Task requirements:
Repeat the listing that follows, character for character, minus the pictures.

begin

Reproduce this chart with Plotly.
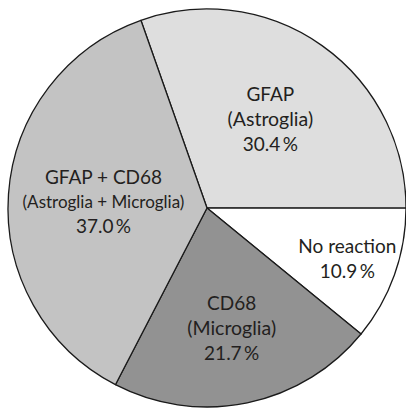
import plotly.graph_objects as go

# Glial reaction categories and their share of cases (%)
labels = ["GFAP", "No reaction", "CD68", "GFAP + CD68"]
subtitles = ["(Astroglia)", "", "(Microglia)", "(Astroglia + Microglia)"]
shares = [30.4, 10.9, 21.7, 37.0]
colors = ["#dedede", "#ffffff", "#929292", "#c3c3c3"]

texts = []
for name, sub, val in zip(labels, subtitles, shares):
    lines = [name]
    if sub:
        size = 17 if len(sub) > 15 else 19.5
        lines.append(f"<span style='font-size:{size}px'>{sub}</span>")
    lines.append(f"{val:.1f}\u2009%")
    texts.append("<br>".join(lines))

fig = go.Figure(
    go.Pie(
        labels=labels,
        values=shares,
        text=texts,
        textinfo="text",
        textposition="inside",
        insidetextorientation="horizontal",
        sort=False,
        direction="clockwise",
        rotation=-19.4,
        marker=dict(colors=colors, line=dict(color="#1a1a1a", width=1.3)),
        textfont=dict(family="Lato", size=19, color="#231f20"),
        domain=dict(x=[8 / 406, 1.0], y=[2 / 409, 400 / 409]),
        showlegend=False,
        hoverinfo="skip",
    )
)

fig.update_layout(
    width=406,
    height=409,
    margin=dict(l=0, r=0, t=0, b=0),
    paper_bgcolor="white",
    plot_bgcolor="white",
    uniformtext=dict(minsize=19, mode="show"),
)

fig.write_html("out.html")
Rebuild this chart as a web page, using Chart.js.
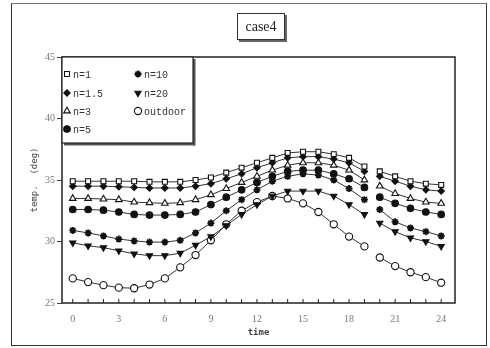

end

Solved exercise:
Reproduce this chart with Plotly.
import plotly.graph_objects as go

# Glial reaction categories and their share of cases (%)
labels = ["GFAP", "No reaction", "CD68", "GFAP + CD68"]
subtitles = ["(Astroglia)", "", "(Microglia)", "(Astroglia + Microglia)"]
shares = [30.4, 10.9, 21.7, 37.0]
colors = ["#dedede", "#ffffff", "#929292", "#c3c3c3"]

texts = []
for name, sub, val in zip(labels, subtitles, shares):
    lines = [name]
    if sub:
        size = 17 if len(sub) > 15 else 19.5
        lines.append(f"<span style='font-size:{size}px'>{sub}</span>")
    lines.append(f"{val:.1f}\u2009%")
    texts.append("<br>".join(lines))

fig = go.Figure(
    go.Pie(
        labels=labels,
        values=shares,
        text=texts,
        textinfo="text",
        textposition="inside",
        insidetextorientation="horizontal",
        sort=False,
        direction="clockwise",
        rotation=-19.4,
        marker=dict(colors=colors, line=dict(color="#1a1a1a", width=1.3)),
        textfont=dict(family="Lato", size=19, color="#231f20"),
        domain=dict(x=[8 / 406, 1.0], y=[2 / 409, 400 / 409]),
        showlegend=False,
        hoverinfo="skip",
    )
)

fig.update_layout(
    width=406,
    height=409,
    margin=dict(l=0, r=0, t=0, b=0),
    paper_bgcolor="white",
    plot_bgcolor="white",
    uniformtext=dict(minsize=19, mode="show"),
)

fig.write_html("out.html")
Rebuild this chart as a web page, using Chart.js.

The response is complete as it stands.